====== Listed entries ======

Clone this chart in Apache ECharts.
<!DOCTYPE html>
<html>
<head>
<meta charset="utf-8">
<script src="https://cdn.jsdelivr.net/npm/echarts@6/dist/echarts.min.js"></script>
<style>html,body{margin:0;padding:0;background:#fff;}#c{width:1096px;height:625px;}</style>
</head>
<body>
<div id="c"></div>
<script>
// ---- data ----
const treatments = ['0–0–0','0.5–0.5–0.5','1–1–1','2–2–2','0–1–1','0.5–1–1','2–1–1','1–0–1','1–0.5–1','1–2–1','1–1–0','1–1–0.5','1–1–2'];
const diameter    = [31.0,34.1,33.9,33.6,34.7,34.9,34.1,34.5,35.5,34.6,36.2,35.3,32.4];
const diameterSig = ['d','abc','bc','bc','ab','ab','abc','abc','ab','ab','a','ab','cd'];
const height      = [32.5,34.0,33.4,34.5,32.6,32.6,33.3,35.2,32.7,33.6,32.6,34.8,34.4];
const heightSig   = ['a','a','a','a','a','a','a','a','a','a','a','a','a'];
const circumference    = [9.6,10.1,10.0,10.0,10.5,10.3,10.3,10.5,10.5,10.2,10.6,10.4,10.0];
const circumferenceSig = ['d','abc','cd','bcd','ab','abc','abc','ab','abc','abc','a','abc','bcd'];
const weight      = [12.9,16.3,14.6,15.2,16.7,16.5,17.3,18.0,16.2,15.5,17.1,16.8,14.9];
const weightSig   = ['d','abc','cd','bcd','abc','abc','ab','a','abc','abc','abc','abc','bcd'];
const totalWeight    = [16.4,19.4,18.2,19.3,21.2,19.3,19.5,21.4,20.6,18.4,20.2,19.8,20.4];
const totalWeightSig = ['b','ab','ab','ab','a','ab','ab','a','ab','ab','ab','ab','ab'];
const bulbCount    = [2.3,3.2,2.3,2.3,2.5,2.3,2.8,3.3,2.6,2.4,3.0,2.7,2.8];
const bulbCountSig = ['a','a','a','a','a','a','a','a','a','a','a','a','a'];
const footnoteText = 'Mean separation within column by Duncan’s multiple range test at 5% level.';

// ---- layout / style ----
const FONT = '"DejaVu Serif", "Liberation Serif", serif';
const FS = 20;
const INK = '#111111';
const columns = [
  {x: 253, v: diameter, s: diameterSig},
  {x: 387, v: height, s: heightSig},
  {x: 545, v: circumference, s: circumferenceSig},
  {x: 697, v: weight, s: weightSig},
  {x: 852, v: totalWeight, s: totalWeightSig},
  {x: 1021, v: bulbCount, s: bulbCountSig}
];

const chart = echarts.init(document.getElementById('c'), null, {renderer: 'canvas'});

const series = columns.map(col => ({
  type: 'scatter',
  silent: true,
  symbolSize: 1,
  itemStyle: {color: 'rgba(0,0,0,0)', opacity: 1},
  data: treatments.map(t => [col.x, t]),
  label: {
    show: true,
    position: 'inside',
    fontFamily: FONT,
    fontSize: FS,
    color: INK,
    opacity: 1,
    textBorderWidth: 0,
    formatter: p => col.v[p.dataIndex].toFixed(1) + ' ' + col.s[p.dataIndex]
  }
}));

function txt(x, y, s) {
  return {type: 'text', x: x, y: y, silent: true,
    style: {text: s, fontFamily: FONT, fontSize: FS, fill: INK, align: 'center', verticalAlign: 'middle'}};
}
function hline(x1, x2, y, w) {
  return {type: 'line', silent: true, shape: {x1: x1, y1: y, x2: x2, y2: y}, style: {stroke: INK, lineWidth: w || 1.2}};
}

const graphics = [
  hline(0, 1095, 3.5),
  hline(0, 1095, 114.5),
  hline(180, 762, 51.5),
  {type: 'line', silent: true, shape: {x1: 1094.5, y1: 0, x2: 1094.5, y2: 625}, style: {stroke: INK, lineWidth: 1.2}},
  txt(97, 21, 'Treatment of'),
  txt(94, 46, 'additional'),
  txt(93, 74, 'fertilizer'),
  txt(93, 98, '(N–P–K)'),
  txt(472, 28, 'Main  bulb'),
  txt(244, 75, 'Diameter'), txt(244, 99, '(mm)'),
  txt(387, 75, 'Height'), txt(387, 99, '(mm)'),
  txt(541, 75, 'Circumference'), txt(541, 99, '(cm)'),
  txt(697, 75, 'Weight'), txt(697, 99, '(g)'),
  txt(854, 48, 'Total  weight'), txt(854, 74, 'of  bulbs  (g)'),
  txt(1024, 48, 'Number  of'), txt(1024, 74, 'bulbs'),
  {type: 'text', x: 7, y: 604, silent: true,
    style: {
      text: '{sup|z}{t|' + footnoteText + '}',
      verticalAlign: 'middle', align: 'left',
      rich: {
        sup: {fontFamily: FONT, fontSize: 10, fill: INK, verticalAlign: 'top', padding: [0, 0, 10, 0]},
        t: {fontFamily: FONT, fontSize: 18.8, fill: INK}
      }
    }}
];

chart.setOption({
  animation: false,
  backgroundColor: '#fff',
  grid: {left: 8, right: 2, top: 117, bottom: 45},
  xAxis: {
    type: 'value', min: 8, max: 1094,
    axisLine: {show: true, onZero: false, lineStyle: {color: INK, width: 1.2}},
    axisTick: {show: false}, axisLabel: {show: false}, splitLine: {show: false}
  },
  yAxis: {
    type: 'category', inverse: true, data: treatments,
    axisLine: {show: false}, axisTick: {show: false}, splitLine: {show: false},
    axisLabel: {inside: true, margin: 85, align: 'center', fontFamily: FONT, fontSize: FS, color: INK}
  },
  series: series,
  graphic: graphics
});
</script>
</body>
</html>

======
====== Listed entries ======

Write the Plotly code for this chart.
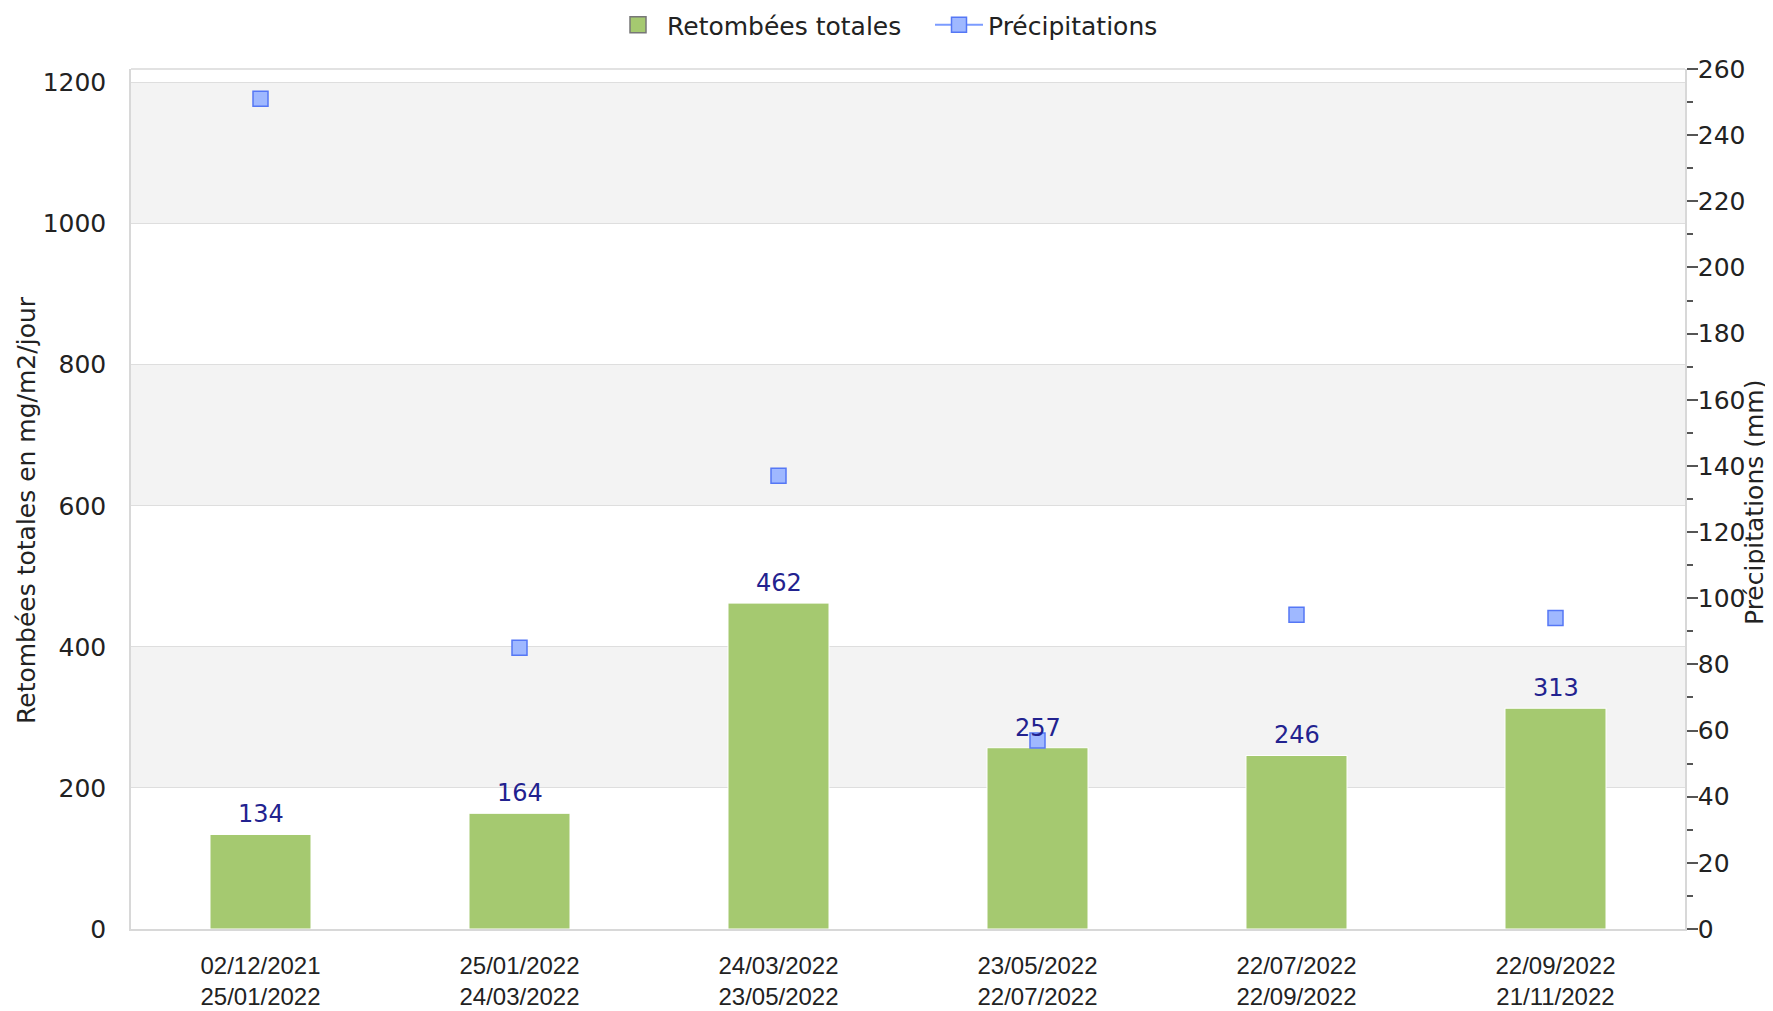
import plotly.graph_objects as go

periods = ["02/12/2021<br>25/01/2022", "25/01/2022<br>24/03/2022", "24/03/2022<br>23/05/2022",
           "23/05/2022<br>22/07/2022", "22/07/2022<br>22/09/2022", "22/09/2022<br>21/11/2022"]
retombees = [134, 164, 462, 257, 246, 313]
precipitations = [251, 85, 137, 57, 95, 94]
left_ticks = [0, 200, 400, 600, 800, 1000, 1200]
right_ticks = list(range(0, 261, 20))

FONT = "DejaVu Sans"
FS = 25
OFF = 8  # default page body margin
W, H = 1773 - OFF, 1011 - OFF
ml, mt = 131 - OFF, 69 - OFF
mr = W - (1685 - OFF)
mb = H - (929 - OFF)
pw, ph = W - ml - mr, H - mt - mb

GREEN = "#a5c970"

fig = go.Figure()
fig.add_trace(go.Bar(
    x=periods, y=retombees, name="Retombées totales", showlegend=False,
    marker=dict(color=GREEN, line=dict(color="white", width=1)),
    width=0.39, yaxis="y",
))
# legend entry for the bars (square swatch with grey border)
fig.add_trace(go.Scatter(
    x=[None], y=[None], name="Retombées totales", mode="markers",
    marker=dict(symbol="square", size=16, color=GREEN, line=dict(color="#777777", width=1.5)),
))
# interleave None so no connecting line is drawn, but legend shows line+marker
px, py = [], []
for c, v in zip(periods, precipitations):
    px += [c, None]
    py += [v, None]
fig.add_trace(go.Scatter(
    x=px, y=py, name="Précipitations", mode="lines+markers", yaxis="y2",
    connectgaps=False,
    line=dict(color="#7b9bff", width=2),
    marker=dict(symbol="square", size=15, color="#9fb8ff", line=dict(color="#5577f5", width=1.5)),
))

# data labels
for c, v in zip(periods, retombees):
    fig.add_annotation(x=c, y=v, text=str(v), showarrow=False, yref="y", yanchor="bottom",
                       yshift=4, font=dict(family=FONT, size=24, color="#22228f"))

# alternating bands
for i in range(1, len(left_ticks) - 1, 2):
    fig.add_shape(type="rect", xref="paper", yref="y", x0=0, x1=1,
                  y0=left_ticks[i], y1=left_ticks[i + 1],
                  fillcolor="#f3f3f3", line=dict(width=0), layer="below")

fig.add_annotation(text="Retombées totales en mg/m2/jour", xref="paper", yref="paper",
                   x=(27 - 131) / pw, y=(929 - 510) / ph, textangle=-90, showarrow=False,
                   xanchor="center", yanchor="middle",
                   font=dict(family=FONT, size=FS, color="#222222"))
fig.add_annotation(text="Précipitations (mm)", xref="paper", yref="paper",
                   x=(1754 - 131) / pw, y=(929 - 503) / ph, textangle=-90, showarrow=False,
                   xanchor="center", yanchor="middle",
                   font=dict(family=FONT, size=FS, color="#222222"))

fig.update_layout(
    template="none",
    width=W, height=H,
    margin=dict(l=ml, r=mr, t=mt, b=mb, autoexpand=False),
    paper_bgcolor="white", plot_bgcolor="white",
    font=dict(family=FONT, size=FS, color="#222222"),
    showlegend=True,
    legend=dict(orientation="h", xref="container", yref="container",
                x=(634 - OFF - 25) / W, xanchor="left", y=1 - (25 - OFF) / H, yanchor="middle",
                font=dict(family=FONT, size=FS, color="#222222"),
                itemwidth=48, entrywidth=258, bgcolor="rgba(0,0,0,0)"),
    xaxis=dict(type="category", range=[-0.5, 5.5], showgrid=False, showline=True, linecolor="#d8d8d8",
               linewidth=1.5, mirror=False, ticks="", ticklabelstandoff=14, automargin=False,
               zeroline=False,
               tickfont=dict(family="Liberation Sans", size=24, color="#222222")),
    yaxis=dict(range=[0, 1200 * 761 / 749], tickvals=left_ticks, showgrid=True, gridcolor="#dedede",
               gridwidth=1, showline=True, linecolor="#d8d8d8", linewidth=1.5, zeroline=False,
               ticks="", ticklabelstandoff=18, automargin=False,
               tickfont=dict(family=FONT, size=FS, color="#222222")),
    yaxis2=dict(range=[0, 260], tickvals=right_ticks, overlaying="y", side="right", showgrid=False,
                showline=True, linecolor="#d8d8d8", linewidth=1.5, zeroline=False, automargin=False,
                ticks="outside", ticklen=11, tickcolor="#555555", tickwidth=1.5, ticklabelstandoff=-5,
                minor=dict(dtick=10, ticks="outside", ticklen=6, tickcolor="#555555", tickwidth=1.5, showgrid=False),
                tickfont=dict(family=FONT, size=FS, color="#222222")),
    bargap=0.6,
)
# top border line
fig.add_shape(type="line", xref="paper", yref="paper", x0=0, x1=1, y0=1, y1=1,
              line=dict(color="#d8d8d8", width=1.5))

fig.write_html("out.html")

======
====== Listed entries ======

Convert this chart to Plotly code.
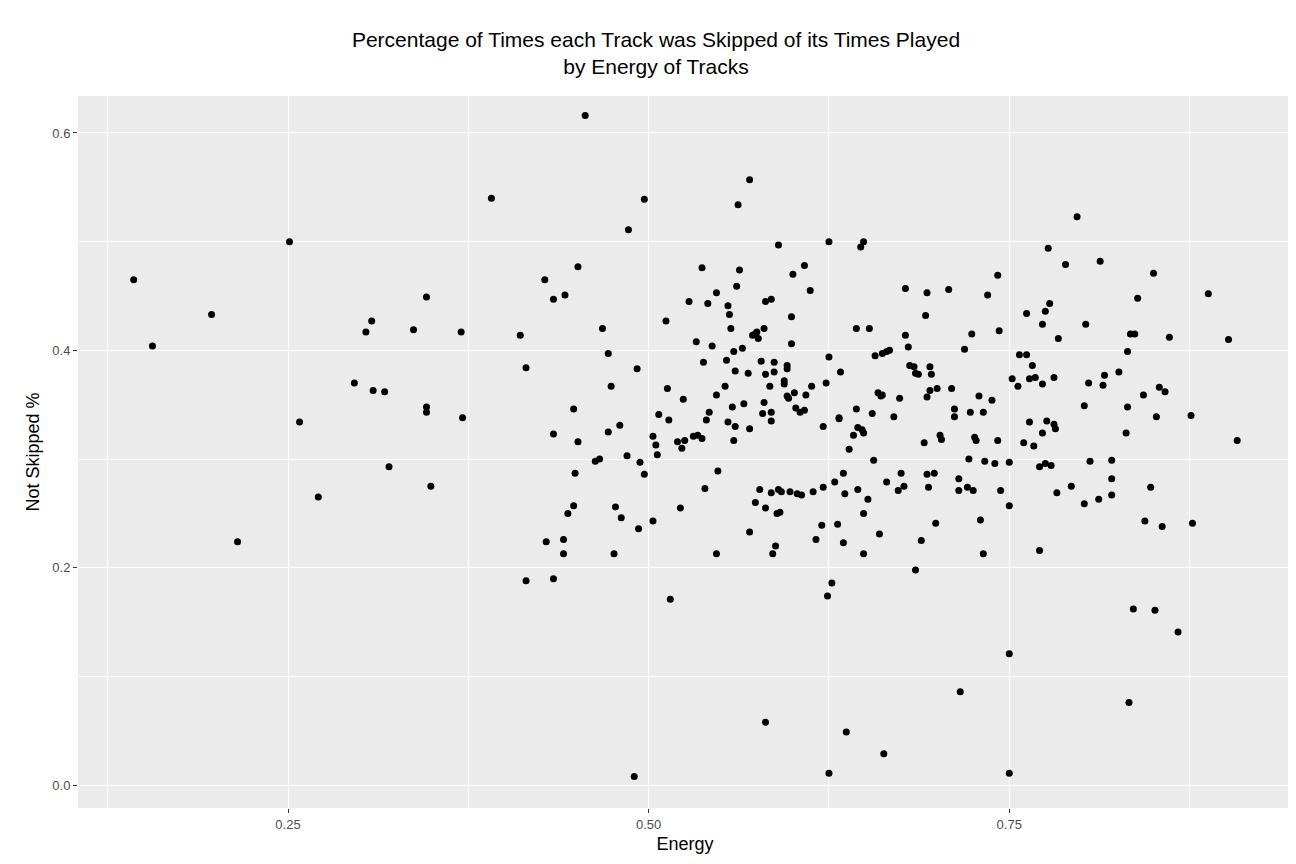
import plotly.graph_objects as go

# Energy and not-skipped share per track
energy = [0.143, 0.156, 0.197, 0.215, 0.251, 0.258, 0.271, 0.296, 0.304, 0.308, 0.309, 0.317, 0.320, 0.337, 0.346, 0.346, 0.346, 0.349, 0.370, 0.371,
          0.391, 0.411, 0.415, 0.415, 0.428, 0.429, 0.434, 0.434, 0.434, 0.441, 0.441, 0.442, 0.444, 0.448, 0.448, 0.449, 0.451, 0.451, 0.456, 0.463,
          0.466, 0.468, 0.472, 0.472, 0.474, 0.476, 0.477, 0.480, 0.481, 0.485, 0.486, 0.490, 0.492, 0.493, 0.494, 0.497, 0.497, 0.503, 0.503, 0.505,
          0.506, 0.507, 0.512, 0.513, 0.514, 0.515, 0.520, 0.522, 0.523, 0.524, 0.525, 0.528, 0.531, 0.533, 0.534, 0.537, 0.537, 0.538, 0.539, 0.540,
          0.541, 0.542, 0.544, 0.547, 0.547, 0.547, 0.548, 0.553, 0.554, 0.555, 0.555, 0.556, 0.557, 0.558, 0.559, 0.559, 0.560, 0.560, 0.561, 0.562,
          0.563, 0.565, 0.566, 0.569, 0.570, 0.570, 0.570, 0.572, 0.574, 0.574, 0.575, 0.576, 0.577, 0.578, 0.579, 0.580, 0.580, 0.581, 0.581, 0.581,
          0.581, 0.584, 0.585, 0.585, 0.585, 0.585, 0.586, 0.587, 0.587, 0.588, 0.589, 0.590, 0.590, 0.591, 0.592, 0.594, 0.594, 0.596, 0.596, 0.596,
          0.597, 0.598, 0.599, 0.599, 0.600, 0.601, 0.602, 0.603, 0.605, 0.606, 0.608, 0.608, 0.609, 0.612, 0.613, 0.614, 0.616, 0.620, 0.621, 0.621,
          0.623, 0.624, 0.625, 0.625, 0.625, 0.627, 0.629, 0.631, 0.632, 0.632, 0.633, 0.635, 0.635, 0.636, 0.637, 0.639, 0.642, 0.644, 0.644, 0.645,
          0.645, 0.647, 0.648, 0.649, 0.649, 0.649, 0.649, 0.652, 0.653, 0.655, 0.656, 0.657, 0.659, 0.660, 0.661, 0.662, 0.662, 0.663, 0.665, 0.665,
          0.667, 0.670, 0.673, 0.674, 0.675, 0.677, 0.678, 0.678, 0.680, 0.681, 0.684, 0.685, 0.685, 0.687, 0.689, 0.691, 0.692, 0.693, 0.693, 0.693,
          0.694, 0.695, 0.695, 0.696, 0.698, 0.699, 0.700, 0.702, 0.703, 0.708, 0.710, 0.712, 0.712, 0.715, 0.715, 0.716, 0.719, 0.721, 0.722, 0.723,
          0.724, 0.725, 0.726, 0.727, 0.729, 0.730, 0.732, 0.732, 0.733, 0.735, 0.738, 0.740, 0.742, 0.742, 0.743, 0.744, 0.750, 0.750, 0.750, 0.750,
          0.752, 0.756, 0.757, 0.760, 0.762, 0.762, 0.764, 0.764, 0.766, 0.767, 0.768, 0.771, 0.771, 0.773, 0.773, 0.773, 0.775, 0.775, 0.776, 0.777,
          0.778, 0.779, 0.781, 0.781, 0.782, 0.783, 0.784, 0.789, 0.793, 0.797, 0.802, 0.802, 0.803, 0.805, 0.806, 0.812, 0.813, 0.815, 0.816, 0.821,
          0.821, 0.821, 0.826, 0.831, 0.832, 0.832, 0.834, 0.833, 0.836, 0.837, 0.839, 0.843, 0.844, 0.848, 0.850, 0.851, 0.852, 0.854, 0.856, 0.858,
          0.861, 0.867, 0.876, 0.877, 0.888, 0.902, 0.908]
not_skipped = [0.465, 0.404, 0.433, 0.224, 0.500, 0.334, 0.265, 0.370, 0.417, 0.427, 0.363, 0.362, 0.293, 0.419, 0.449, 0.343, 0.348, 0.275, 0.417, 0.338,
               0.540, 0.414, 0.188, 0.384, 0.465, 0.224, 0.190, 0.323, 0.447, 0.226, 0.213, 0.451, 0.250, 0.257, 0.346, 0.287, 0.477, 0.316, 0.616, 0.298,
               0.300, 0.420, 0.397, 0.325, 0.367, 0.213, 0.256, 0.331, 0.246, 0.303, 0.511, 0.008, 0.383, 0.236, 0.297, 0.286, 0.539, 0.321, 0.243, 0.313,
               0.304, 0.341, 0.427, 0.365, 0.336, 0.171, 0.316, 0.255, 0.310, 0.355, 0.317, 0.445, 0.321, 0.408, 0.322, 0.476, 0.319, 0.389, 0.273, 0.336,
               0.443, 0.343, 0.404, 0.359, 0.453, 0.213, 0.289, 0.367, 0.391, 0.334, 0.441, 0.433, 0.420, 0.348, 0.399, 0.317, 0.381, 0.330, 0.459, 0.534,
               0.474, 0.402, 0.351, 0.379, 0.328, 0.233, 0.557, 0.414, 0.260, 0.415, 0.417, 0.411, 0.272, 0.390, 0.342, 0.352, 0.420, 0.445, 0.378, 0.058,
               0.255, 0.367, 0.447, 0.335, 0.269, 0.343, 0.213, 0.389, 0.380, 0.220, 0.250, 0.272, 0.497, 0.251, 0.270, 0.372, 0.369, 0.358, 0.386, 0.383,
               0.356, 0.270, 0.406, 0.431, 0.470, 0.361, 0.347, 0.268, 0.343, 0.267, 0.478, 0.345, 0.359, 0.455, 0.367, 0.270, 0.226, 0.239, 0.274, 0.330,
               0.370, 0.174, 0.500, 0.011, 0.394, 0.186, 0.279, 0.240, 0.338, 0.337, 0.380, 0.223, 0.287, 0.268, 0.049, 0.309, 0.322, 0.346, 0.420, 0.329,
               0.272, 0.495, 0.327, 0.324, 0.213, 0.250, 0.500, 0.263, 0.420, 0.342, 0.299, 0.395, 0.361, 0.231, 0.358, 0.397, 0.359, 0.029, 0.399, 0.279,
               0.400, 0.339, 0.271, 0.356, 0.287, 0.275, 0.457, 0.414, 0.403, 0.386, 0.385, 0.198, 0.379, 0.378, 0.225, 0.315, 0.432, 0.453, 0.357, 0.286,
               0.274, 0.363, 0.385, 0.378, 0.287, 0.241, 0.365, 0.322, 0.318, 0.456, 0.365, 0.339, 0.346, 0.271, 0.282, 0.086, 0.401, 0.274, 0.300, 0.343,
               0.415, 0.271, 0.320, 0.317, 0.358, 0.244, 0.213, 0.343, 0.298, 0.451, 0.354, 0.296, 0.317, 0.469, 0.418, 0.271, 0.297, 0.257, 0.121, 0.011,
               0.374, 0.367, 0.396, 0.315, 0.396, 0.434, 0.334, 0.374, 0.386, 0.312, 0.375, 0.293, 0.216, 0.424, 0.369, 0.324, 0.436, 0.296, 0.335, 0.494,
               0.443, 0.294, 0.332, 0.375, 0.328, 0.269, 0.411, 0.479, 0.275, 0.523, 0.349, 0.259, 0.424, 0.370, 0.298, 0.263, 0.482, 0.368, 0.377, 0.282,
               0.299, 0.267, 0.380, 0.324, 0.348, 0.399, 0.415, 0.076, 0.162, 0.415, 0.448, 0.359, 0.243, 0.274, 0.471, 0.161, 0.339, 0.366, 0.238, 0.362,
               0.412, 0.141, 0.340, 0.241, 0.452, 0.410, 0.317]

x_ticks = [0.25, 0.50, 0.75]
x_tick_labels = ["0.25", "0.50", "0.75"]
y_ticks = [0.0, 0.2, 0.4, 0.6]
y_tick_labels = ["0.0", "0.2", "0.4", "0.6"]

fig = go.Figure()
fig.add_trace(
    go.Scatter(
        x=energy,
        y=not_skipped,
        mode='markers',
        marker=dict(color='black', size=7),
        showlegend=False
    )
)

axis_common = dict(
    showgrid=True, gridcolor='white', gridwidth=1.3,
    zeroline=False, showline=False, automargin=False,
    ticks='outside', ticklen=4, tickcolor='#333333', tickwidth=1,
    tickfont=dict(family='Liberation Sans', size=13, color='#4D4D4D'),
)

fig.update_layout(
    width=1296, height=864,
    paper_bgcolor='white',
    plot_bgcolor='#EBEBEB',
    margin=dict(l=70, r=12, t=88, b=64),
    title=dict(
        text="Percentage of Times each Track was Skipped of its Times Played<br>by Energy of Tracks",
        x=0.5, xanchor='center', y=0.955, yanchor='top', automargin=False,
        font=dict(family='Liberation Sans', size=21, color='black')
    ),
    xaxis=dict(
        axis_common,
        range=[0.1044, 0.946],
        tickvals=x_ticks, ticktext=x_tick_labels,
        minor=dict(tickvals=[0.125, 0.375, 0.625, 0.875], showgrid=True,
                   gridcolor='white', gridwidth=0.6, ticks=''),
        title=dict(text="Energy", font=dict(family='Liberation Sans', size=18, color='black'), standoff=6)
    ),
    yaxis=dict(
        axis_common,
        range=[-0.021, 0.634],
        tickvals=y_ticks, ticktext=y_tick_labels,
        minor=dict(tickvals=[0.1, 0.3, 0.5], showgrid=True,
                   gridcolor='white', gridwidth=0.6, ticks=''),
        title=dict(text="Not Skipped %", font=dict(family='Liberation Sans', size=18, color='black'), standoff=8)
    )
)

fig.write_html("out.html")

======

In the records above, locate each line with the word "code". Copy all such lines.

Write the Plotly code for this chart.
Convert this chart to Plotly code.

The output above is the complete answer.